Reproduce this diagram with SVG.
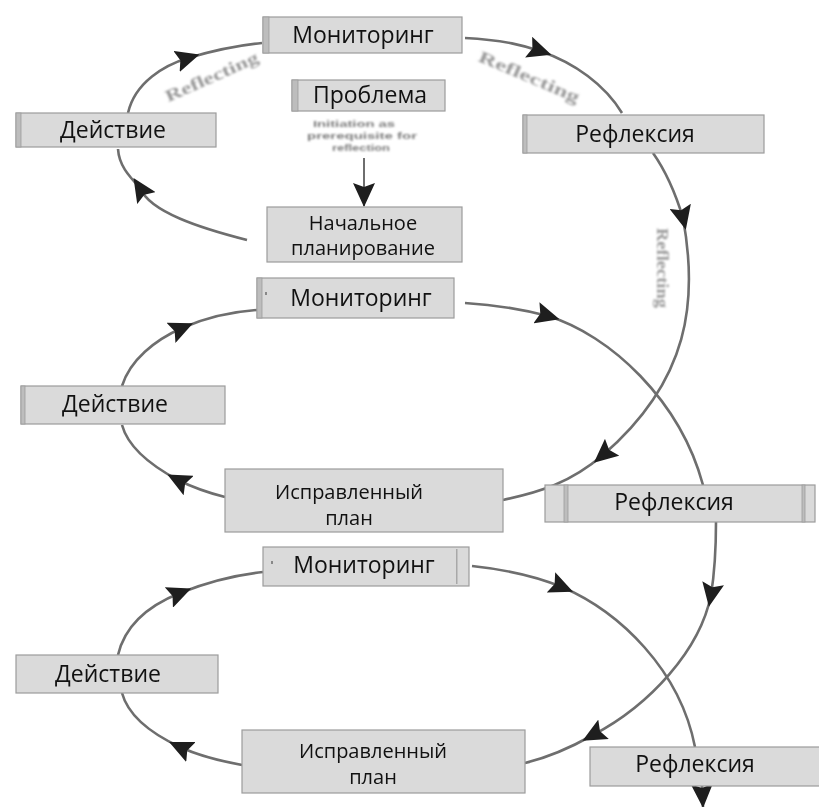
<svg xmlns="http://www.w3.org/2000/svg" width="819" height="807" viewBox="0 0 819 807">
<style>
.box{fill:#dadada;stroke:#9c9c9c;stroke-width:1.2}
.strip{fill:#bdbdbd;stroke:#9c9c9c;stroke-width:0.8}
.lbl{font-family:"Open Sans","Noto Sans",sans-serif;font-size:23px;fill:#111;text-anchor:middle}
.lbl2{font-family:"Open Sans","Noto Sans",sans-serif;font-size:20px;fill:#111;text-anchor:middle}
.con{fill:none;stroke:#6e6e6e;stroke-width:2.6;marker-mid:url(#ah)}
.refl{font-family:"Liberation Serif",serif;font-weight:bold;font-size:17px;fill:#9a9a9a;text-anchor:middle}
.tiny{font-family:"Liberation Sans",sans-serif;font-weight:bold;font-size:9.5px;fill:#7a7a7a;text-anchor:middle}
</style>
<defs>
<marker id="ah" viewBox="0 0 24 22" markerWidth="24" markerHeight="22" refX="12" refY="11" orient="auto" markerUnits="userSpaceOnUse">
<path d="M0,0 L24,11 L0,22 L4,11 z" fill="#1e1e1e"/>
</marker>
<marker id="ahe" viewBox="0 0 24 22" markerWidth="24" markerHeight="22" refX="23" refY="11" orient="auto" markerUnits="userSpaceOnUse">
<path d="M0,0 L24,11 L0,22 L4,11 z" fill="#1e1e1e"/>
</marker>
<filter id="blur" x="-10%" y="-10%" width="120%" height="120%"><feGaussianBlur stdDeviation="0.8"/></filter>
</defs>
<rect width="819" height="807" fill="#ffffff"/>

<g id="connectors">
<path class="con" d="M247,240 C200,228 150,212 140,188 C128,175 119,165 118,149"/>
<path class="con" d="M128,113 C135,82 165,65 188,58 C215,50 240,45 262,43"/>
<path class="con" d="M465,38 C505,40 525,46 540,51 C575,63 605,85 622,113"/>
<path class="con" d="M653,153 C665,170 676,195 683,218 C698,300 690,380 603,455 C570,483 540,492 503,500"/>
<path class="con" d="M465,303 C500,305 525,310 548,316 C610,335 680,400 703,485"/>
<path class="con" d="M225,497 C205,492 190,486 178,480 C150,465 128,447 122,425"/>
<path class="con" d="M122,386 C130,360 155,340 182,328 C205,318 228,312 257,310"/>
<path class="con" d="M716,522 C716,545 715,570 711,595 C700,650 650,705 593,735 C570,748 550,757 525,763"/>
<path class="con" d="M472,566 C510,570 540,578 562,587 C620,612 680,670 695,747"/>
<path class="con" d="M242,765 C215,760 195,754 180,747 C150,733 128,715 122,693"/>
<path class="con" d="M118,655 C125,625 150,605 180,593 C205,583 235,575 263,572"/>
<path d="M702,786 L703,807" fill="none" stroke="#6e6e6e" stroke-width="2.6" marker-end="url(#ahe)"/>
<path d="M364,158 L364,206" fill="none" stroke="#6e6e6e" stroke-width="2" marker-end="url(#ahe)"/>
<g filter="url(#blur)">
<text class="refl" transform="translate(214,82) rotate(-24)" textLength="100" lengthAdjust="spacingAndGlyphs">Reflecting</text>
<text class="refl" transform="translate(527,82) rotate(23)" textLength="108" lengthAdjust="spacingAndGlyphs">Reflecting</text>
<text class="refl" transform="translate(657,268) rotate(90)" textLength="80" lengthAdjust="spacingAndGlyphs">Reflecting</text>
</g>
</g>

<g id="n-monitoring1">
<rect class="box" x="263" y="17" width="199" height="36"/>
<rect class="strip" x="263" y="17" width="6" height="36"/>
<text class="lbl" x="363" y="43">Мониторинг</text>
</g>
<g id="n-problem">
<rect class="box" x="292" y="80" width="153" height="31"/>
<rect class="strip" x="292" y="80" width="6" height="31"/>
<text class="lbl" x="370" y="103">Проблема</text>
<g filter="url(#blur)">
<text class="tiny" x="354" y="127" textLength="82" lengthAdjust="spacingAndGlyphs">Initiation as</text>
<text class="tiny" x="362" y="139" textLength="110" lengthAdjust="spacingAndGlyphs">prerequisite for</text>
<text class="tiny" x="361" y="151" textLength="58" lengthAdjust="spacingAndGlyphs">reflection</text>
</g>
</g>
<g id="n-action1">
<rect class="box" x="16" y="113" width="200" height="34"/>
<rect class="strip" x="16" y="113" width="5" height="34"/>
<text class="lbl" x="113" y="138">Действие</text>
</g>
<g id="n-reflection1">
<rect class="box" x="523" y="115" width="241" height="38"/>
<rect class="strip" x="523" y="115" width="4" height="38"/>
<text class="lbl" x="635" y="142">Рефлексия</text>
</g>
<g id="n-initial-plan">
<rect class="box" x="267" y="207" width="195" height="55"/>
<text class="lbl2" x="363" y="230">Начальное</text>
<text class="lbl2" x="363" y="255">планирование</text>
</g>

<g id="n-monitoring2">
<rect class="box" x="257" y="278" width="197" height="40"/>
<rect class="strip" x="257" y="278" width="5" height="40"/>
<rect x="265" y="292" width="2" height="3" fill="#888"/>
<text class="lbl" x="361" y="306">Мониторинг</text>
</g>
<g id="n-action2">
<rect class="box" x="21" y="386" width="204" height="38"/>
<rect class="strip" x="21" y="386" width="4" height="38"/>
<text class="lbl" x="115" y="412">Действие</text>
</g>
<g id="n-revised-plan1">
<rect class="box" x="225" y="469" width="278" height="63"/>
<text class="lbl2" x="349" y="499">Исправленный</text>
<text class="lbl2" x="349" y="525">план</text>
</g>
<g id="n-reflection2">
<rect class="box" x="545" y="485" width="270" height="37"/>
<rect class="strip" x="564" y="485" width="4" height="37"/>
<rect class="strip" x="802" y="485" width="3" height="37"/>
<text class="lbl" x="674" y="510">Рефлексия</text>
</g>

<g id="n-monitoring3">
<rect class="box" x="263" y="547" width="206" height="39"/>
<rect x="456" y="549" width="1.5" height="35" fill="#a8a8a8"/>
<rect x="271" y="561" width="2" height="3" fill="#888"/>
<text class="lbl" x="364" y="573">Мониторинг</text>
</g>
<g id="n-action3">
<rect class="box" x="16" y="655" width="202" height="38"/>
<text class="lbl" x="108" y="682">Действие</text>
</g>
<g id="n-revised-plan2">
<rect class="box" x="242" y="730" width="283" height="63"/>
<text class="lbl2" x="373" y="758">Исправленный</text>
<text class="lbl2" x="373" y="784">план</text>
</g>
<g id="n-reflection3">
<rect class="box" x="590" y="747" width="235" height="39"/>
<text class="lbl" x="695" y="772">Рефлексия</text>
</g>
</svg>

* **Task details**: Leave out all pictures, then copy the remaining material exactly.

* **Output below**:
Reproduce this diagram with SVG.
<svg xmlns="http://www.w3.org/2000/svg" width="819" height="807" viewBox="0 0 819 807">
<style>
.box{fill:#dadada;stroke:#9c9c9c;stroke-width:1.2}
.strip{fill:#bdbdbd;stroke:#9c9c9c;stroke-width:0.8}
.lbl{font-family:"Open Sans","Noto Sans",sans-serif;font-size:23px;fill:#111;text-anchor:middle}
.lbl2{font-family:"Open Sans","Noto Sans",sans-serif;font-size:20px;fill:#111;text-anchor:middle}
.con{fill:none;stroke:#6e6e6e;stroke-width:2.6;marker-mid:url(#ah)}
.refl{font-family:"Liberation Serif",serif;font-weight:bold;font-size:17px;fill:#9a9a9a;text-anchor:middle}
.tiny{font-family:"Liberation Sans",sans-serif;font-weight:bold;font-size:9.5px;fill:#7a7a7a;text-anchor:middle}
</style>
<defs>
<marker id="ah" viewBox="0 0 24 22" markerWidth="24" markerHeight="22" refX="12" refY="11" orient="auto" markerUnits="userSpaceOnUse">
<path d="M0,0 L24,11 L0,22 L4,11 z" fill="#1e1e1e"/>
</marker>
<marker id="ahe" viewBox="0 0 24 22" markerWidth="24" markerHeight="22" refX="23" refY="11" orient="auto" markerUnits="userSpaceOnUse">
<path d="M0,0 L24,11 L0,22 L4,11 z" fill="#1e1e1e"/>
</marker>
<filter id="blur" x="-10%" y="-10%" width="120%" height="120%"><feGaussianBlur stdDeviation="0.8"/></filter>
</defs>
<rect width="819" height="807" fill="#ffffff"/>

<g id="connectors">
<path class="con" d="M247,240 C200,228 150,212 140,188 C128,175 119,165 118,149"/>
<path class="con" d="M128,113 C135,82 165,65 188,58 C215,50 240,45 262,43"/>
<path class="con" d="M465,38 C505,40 525,46 540,51 C575,63 605,85 622,113"/>
<path class="con" d="M653,153 C665,170 676,195 683,218 C698,300 690,380 603,455 C570,483 540,492 503,500"/>
<path class="con" d="M465,303 C500,305 525,310 548,316 C610,335 680,400 703,485"/>
<path class="con" d="M225,497 C205,492 190,486 178,480 C150,465 128,447 122,425"/>
<path class="con" d="M122,386 C130,360 155,340 182,328 C205,318 228,312 257,310"/>
<path class="con" d="M716,522 C716,545 715,570 711,595 C700,650 650,705 593,735 C570,748 550,757 525,763"/>
<path class="con" d="M472,566 C510,570 540,578 562,587 C620,612 680,670 695,747"/>
<path class="con" d="M242,765 C215,760 195,754 180,747 C150,733 128,715 122,693"/>
<path class="con" d="M118,655 C125,625 150,605 180,593 C205,583 235,575 263,572"/>
<path d="M702,786 L703,807" fill="none" stroke="#6e6e6e" stroke-width="2.6" marker-end="url(#ahe)"/>
<path d="M364,158 L364,206" fill="none" stroke="#6e6e6e" stroke-width="2" marker-end="url(#ahe)"/>
<g filter="url(#blur)">
<text class="refl" transform="translate(214,82) rotate(-24)" textLength="100" lengthAdjust="spacingAndGlyphs">Reflecting</text>
<text class="refl" transform="translate(527,82) rotate(23)" textLength="108" lengthAdjust="spacingAndGlyphs">Reflecting</text>
<text class="refl" transform="translate(657,268) rotate(90)" textLength="80" lengthAdjust="spacingAndGlyphs">Reflecting</text>
</g>
</g>

<g id="n-monitoring1">
<rect class="box" x="263" y="17" width="199" height="36"/>
<rect class="strip" x="263" y="17" width="6" height="36"/>
<text class="lbl" x="363" y="43">Мониторинг</text>
</g>
<g id="n-problem">
<rect class="box" x="292" y="80" width="153" height="31"/>
<rect class="strip" x="292" y="80" width="6" height="31"/>
<text class="lbl" x="370" y="103">Проблема</text>
<g filter="url(#blur)">
<text class="tiny" x="354" y="127" textLength="82" lengthAdjust="spacingAndGlyphs">Initiation as</text>
<text class="tiny" x="362" y="139" textLength="110" lengthAdjust="spacingAndGlyphs">prerequisite for</text>
<text class="tiny" x="361" y="151" textLength="58" lengthAdjust="spacingAndGlyphs">reflection</text>
</g>
</g>
<g id="n-action1">
<rect class="box" x="16" y="113" width="200" height="34"/>
<rect class="strip" x="16" y="113" width="5" height="34"/>
<text class="lbl" x="113" y="138">Действие</text>
</g>
<g id="n-reflection1">
<rect class="box" x="523" y="115" width="241" height="38"/>
<rect class="strip" x="523" y="115" width="4" height="38"/>
<text class="lbl" x="635" y="142">Рефлексия</text>
</g>
<g id="n-initial-plan">
<rect class="box" x="267" y="207" width="195" height="55"/>
<text class="lbl2" x="363" y="230">Начальное</text>
<text class="lbl2" x="363" y="255">планирование</text>
</g>

<g id="n-monitoring2">
<rect class="box" x="257" y="278" width="197" height="40"/>
<rect class="strip" x="257" y="278" width="5" height="40"/>
<rect x="265" y="292" width="2" height="3" fill="#888"/>
<text class="lbl" x="361" y="306">Мониторинг</text>
</g>
<g id="n-action2">
<rect class="box" x="21" y="386" width="204" height="38"/>
<rect class="strip" x="21" y="386" width="4" height="38"/>
<text class="lbl" x="115" y="412">Действие</text>
</g>
<g id="n-revised-plan1">
<rect class="box" x="225" y="469" width="278" height="63"/>
<text class="lbl2" x="349" y="499">Исправленный</text>
<text class="lbl2" x="349" y="525">план</text>
</g>
<g id="n-reflection2">
<rect class="box" x="545" y="485" width="270" height="37"/>
<rect class="strip" x="564" y="485" width="4" height="37"/>
<rect class="strip" x="802" y="485" width="3" height="37"/>
<text class="lbl" x="674" y="510">Рефлексия</text>
</g>

<g id="n-monitoring3">
<rect class="box" x="263" y="547" width="206" height="39"/>
<rect x="456" y="549" width="1.5" height="35" fill="#a8a8a8"/>
<rect x="271" y="561" width="2" height="3" fill="#888"/>
<text class="lbl" x="364" y="573">Мониторинг</text>
</g>
<g id="n-action3">
<rect class="box" x="16" y="655" width="202" height="38"/>
<text class="lbl" x="108" y="682">Действие</text>
</g>
<g id="n-revised-plan2">
<rect class="box" x="242" y="730" width="283" height="63"/>
<text class="lbl2" x="373" y="758">Исправленный</text>
<text class="lbl2" x="373" y="784">план</text>
</g>
<g id="n-reflection3">
<rect class="box" x="590" y="747" width="235" height="39"/>
<text class="lbl" x="695" y="772">Рефлексия</text>
</g>
</svg>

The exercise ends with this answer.